In mid-2025, Iranian diaspora communities calling home were met not with the voices of loved ones but with robotic interruptions, prerecorded warnings, and abrupt disconnections. These were not simple technical glitches but deliberate maneuvers in a broader strategy of control. What began as censorship within Iran’s borders has now extended into the global communications infrastructure, marking a new phase in digital authoritarianism that threatens both private communication and the legal norms that protect it.
Weaponizing Communication
Internet shutdowns and social media bans have long been tools for authoritarian regimes to suppress dissent. The interception of outbound calls, however, brings repression into a more intimate domain. These disruptions directly target diaspora communities who play crucial roles in amplifying voices inside Iran. Through these tactics, communication is not just blocked; it is militarized.
Diaspora groups are central to international awareness of Iran’s human rights situation. They fund independent journalism, advocate on global platforms, support dissenting voices, and maintain familial ties. Interrupting this flow of communication undermines political agency, social cohesion, and psychological well-being. Disruption becomes more than a privacy issue; it becomes an act of suppression.
The Legal Vacuum
Global law supports many rights, but cross-border communication remains underprotected. United Nations treaties like the International Covenant on Civil and Political Rights (ICCPR) guarantee freedom of expression and information, yet they lack clear enforcement mechanisms. Meanwhile, treaties like UNCLOS protect navigation at sea but offer no model for communication infrastructure.

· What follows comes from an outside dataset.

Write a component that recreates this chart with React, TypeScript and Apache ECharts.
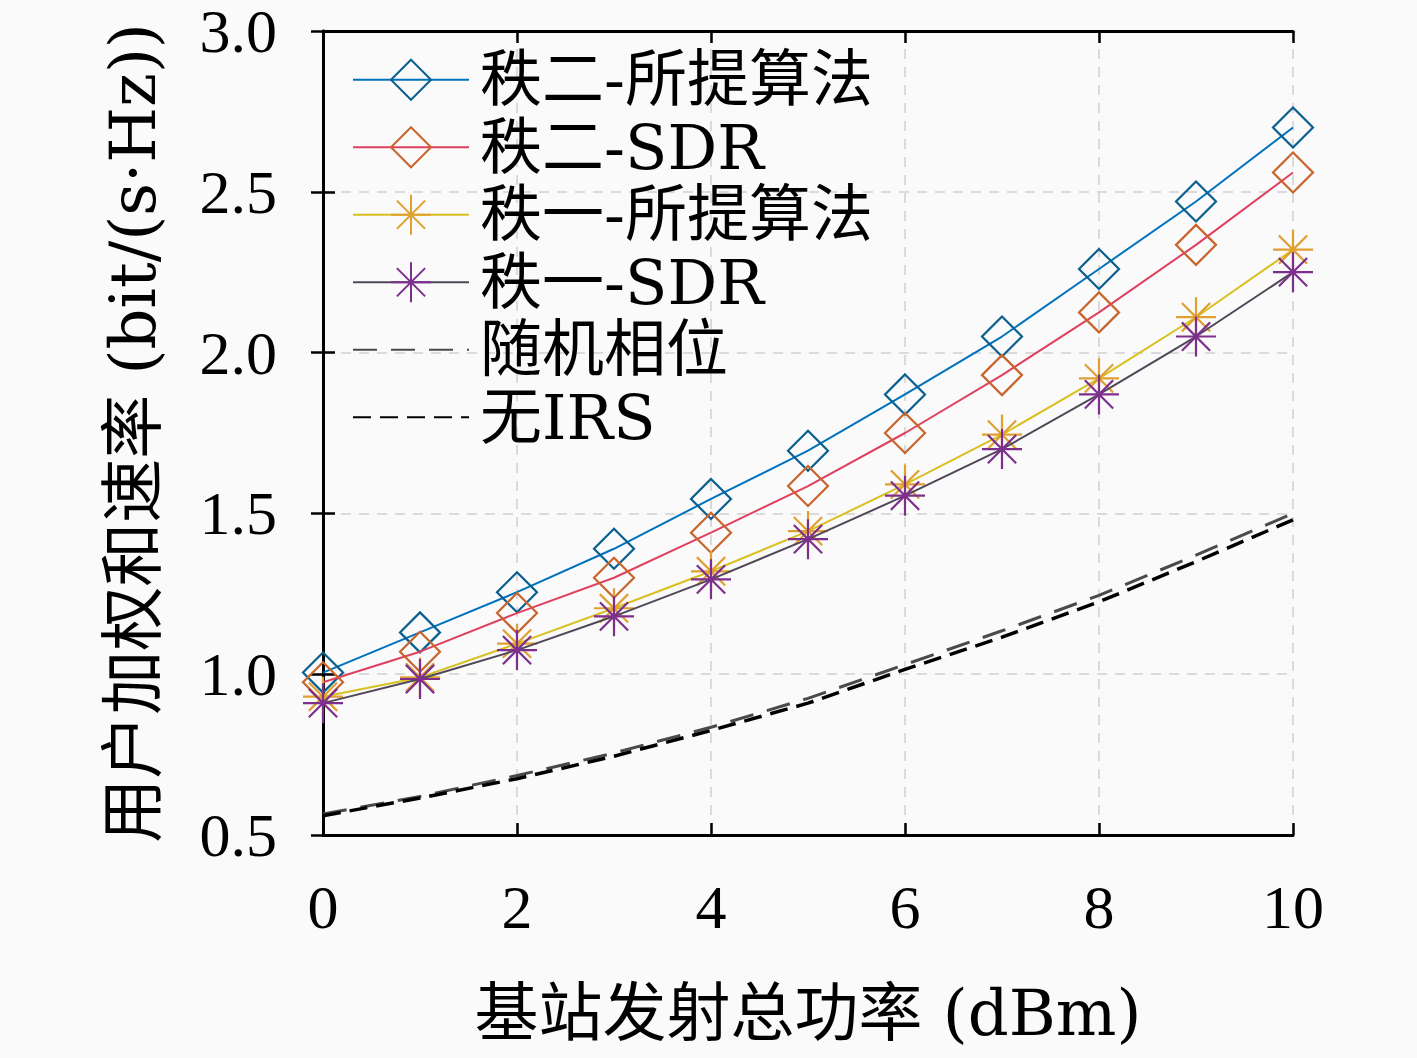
import React, { useEffect, useRef } from "react";
import * as echarts from "echarts";

const powerDbm = [0, 1, 2, 3, 4, 5, 6, 7, 8, 9, 10];
const rank2Proposed = [1.005, 1.13, 1.255, 1.39, 1.545, 1.695, 1.87, 2.05, 2.26, 2.47, 2.70];
const rank2Sdr = [0.975, 1.07, 1.19, 1.30, 1.44, 1.585, 1.75, 1.93, 2.125, 2.335, 2.56];
const rank1Proposed = [0.93, 0.99, 1.095, 1.205, 1.32, 1.445, 1.59, 1.745, 1.92, 2.11, 2.32];
const rank1Sdr = [0.91, 0.985, 1.075, 1.18, 1.295, 1.42, 1.555, 1.70, 1.87, 2.05, 2.25];
const randomPhase = [0.565, 0.62, 0.685, 0.755, 0.835, 0.925, 1.03, 1.135, 1.245, 1.37, 1.50];
const noIrs = [0.56, 0.615, 0.675, 0.745, 0.825, 0.91, 1.015, 1.115, 1.225, 1.35, 1.48];

const names = ["秩二-所提算法", "秩二-SDR", "秩一-所提算法", "秩一-SDR", "随机相位", "无IRS"];
const xTicks = [0, 2, 4, 6, 8, 10];
const yTicks = [0.5, 1.0, 1.5, 2.0, 2.5, 3.0];

const FONT = "'Liberation Serif', 'Noto Sans CJK SC', serif";
const WIDE_FONT = "'DejaVu Serif', 'Noto Sans CJK SC', serif";
const STAR = "path://M0,-10 L0,10 M-10,0 L10,0 M-7.07,-7.07 L7.07,7.07 M-7.07,7.07 L7.07,-7.07";

const pairs = (ys: number[]) => powerDbm.map((x, i) => [x, ys[i]]);

export default function App() {
  const ref = useRef<HTMLDivElement>(null);
  useEffect(() => {
    document.body.style.margin = "0";
    const chart = echarts.init(ref.current!, null, { renderer: "svg" });
    const axisLine = { show: true, lineStyle: { color: "#000", width: 3 } };
    const tick = { show: true, inside: true, length: 12, lineStyle: { color: "#000", width: 2.5 } };
    const split = { show: true, lineStyle: { color: "#cfcfcf", width: 1.5, type: [10, 8] as any } };
    const xCommon = { type: "value", min: 0, max: 10, interval: 2 };
    const yCommon = { type: "value", min: 0.5, max: 3, interval: 0.5 };
    const markerSeries = (i: number, data: number[], lineColor: string, markColor: string, symbol: string, size: number) => ({
      name: names[i],
      type: "line",
      data: pairs(data),
      symbol,
      symbolSize: size,
      showAllSymbol: true,
      lineStyle: { color: lineColor, width: 2 },
      itemStyle: { color: "rgba(0,0,0,0)", borderColor: markColor, borderWidth: 2.2 },
      z: 3 + i,
    });
    chart.setOption({
      animation: false,
      backgroundColor: "#fafafa",
      textStyle: { fontFamily: FONT },
      grid: { left: 323, right: 124, top: 28, bottom: 223, containLabel: false },
      xAxis: [
        {
          ...xCommon,
          position: "bottom",
          axisLine,
          axisTick: tick,
          splitLine: split,
          axisLabel: { fontSize: 62, lineHeight: 44, color: "#000", margin: 50, fontFamily: FONT, customValues: xTicks },
          name: "基站发射总功率 (dBm)",
          nameLocation: "middle",
          nameGap: 146,
          nameTextStyle: { fontSize: 64, color: "#000", fontFamily: WIDE_FONT },
        },
        {
          ...xCommon,
          position: "top",
          axisLine,
          axisTick: tick,
          splitLine: { show: false },
          axisLabel: { show: false },
        },
      ],
      yAxis: [
        {
          ...yCommon,
          position: "left",
          axisLine,
          axisTick: tick,
          splitLine: split,
          axisLabel: {
            fontSize: 62,
            lineHeight: 36,
            color: "#000",
            margin: 46,
            fontFamily: FONT,
            formatter: (v: number) => (yTicks.includes(v) ? v.toFixed(1) : ""),
          },
          name: "用户加权和速率 (bit/(s·Hz))",
          nameLocation: "middle",
          nameGap: 158,
          nameTextStyle: { fontSize: 64, color: "#000", fontFamily: WIDE_FONT },
        },
        {
          ...yCommon,
          position: "right",
          axisLine,
          axisTick: tick,
          splitLine: { show: false },
          axisLabel: { show: false },
        },
      ],
      legend: {
        left: 352,
        top: 46,
        padding: 0,
        orient: "vertical",
        itemWidth: 116,
        itemHeight: 50,
        itemGap: 0,
        textStyle: { fontSize: 62, color: "#000", fontFamily: WIDE_FONT, lineHeight: 67.5, padding: [0, 0, 0, 6] },
        data: names,
        backgroundColor: "rgba(0,0,0,0)",
      },
      series: [
        markerSeries(0, rank2Proposed, "#0072BD", "#0a5f8f", "diamond", 40),
        markerSeries(1, rank2Sdr, "#E0405F", "#C8642C", "diamond", 40),
        markerSeries(2, rank1Proposed, "#D8C020", "#E0A030", STAR, 40),
        markerSeries(3, rank1Sdr, "#504858", "#7E2F8E", STAR, 40),
        {
          name: names[4],
          type: "line",
          data: pairs(randomPhase),
          symbol: "circle",
          symbolSize: 0,
          showSymbol: false,
          lineStyle: { color: "#4a4a4a", width: 3, type: [24, 14] },
          itemStyle: { color: "rgba(0,0,0,0)", borderWidth: 0 },
          z: 2,
        },
        {
          name: names[5],
          type: "line",
          data: pairs(noIrs),
          symbol: "circle",
          symbolSize: 0,
          showSymbol: false,
          lineStyle: { color: "#000", width: 3.5, type: [18, 9] },
          itemStyle: { color: "rgba(0,0,0,0)", borderWidth: 0 },
          z: 2,
        },
      ],
    });
    return () => chart.dispose();
  }, []);
  return <div ref={ref} style={{ width: 1417, height: 1058 }} />;
}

When states invoke national security to justify interception, they exploit this gap. Without international legal clarity or binding norms, digital rights remain vulnerable. The case of outbound call interception in Iran highlights how easily private communication can be securitized, isolated, and silenced.
Global Ramifications
The crackdown on outbound calls should be understood not only as domestic policy but also as part of a wider geopolitical strategy. Amid escalating conflict in the Middle East, especially tensions involving Iran and Israel, regimes are increasingly focused on information control. By limiting the diaspora’s reach, Iran reduces external criticism, fractures solidarity, and tries to manage its narrative abroad.

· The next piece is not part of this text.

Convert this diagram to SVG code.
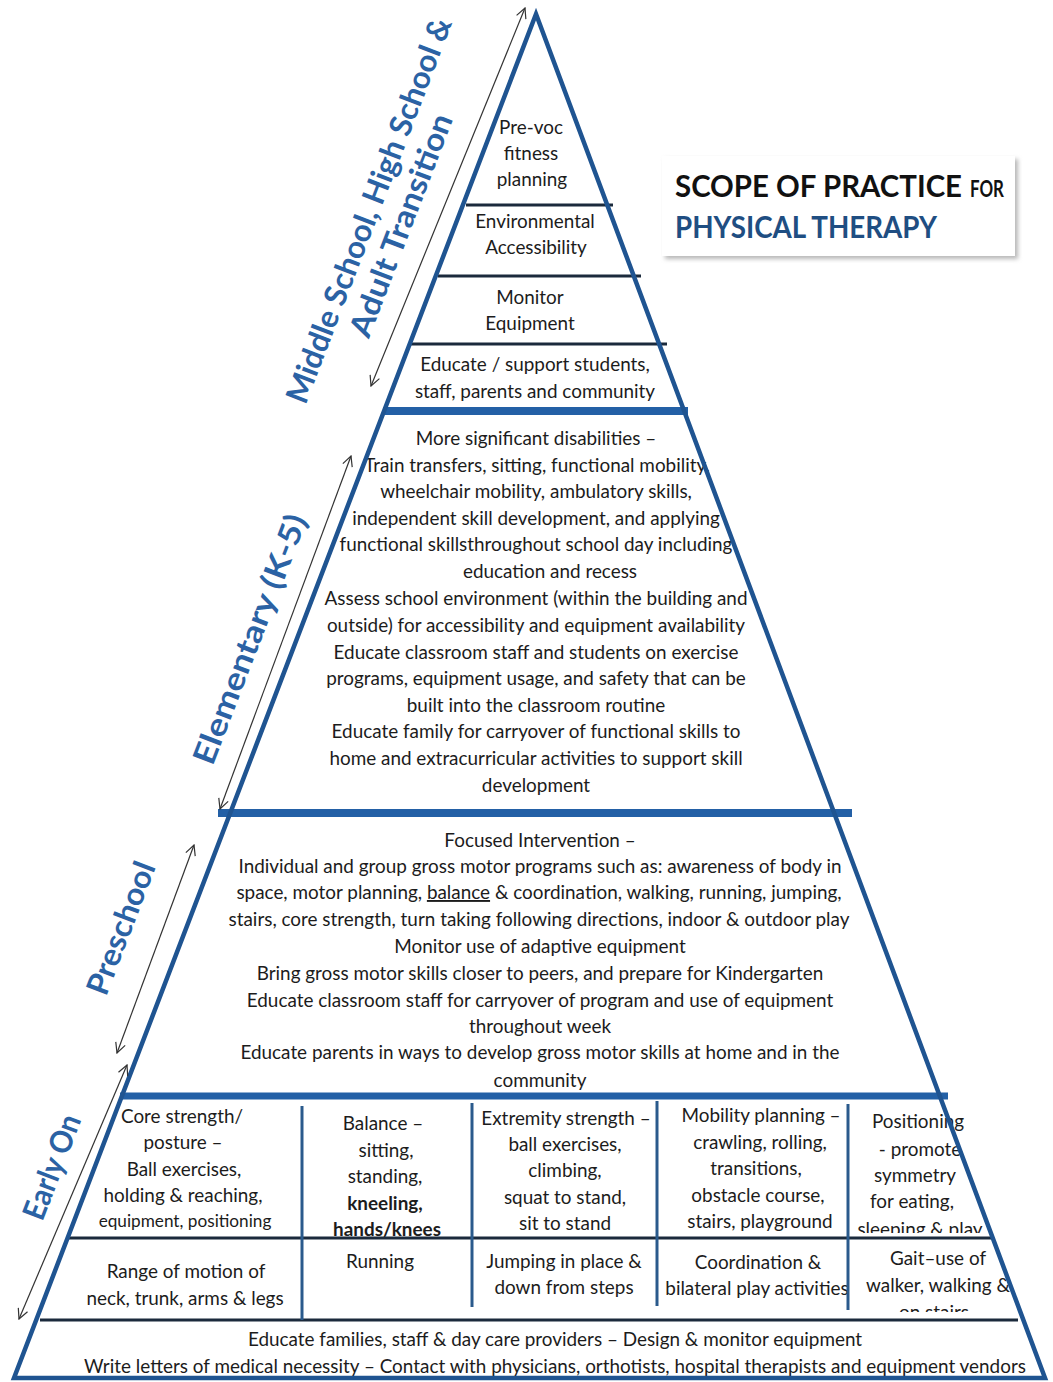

This tactic sets a dangerous precedent. Other regimes could replicate these methods, using communication infrastructure to extend authoritarian control beyond their borders. The consequence would be a global shift: normalizing state interference in personal communication, eroding trust, and narrowing the space for dissent.
Responsibilities of States, Corporations, and Civil Society
Telecommunication providers, internet carriers, and host states all carry ethical responsibilities. Infrastructure may be physically located in one country, but its social impact crosses boundaries. If carriers allow or facilitate interception, knowingly or through oversight, they risk complicity in transnational suppression.
Host countries with Iranian diaspora must consider legal protections, provide access to secure communication tools, and support digital rights advocates. Meanwhile, NGOs such as Amnesty International and Reporters Without Borders should expand their monitoring to include outbound call breaches, voice interception, and cross-border communication disruptions.
The pattern of communication suppression is not unique to Iran. In countries like Myanmar, Ethiopia, and past China internet blackouts, shutting down or severely throttling information networks has had lasting harm. In those cases, external pressure, legal challenges, and digital tools helped restore, to some extent, access.
Studies also show that when diaspora communities can maintain robust communication with their homes, protest movements, accountability reporting, and human rights work tend to have more impact. This comparative context underscores the urgency: without intervention, cases like Iran’s may become part of a global playbook.
Sovereignty vs. Human Rights in the Digital Age
There is a tension between state sovereignty and international human rights norms. States assert control over information, especially during conflict, citing security. But the right to communicate, to maintain ties with family, and to share and receive information—these are fundamental human rights.
The interception of outbound calls forces a reckoning: if the ability to communicate is weaponized, the purpose of international law and human rights frameworks is compromised. The trail of repression no longer stops at borders; it extends into private lives.
Outbound call interceptions from Iran are more than an anomalous technical problem; they are a warning. They reveal how states can corrode communication rights, weaken diaspora voices, and erode trust in the legal norms meant to protect such rights. Left unchallenged, this practice may spread as states realize they can silence dissent without overt censorship.
Recognition of free cross-border communication must become a priority. The international community needs binding norms, stronger corporate accountability, and diplomatic pressure. Only then can digital repression be resisted, before it severs the connections that sustain families, communities, and the broader cause of human rights.